> [GIVEN MATERIAL]:
══════════

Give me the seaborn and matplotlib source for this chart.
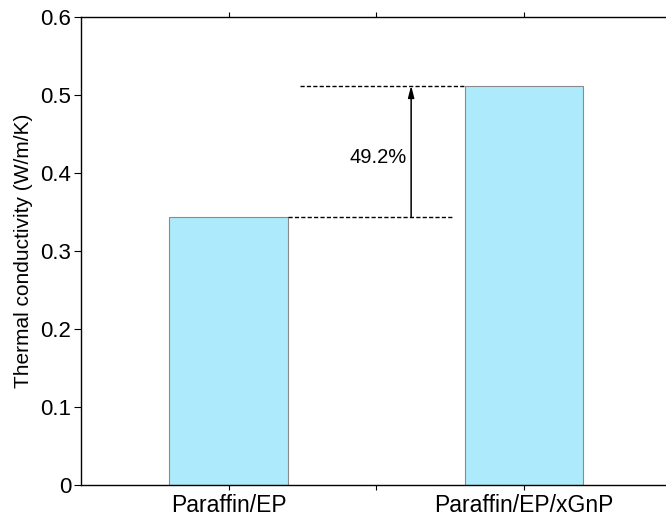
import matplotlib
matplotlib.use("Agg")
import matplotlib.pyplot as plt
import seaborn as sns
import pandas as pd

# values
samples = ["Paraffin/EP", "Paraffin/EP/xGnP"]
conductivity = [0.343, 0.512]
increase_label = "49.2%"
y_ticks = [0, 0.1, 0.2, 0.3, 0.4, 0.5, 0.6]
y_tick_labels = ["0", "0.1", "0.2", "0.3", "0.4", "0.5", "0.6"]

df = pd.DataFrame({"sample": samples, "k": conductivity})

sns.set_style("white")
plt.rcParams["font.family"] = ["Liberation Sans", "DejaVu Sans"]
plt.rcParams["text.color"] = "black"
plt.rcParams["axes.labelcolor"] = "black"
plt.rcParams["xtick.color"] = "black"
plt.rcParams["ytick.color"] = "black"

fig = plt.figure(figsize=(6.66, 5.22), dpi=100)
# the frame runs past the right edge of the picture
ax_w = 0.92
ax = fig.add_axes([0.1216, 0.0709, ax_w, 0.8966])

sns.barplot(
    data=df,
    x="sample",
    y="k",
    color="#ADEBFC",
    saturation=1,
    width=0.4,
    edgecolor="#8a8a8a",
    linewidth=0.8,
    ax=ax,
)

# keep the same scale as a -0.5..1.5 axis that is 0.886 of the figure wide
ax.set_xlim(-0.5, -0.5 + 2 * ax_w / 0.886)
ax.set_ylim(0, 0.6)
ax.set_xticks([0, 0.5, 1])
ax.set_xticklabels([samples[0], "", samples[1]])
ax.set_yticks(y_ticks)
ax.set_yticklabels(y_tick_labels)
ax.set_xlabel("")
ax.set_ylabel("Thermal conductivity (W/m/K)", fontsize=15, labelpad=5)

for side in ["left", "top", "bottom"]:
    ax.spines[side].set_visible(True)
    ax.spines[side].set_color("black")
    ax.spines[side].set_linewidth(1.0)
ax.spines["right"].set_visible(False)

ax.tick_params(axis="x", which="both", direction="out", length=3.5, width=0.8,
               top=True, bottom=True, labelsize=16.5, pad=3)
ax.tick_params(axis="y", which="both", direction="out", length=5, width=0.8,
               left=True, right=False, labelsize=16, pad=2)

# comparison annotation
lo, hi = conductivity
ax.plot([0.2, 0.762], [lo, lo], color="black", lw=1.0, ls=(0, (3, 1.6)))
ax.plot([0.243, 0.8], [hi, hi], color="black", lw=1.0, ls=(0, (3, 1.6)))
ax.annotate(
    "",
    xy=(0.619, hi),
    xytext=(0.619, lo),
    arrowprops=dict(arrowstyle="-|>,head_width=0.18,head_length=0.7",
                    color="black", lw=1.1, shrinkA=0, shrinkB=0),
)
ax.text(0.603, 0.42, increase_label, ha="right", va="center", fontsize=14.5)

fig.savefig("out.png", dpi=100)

══════════

> [WHAT THE TASK REQUIRES]: Your task is to return the lines above, from the first one up to and including the line containing "import pandas as pd", minus any pictures.

> [ANSWER TO THIS TASK]:
Give me the seaborn and matplotlib source for this chart.
import matplotlib
matplotlib.use("Agg")
import matplotlib.pyplot as plt
import seaborn as sns
import pandas as pd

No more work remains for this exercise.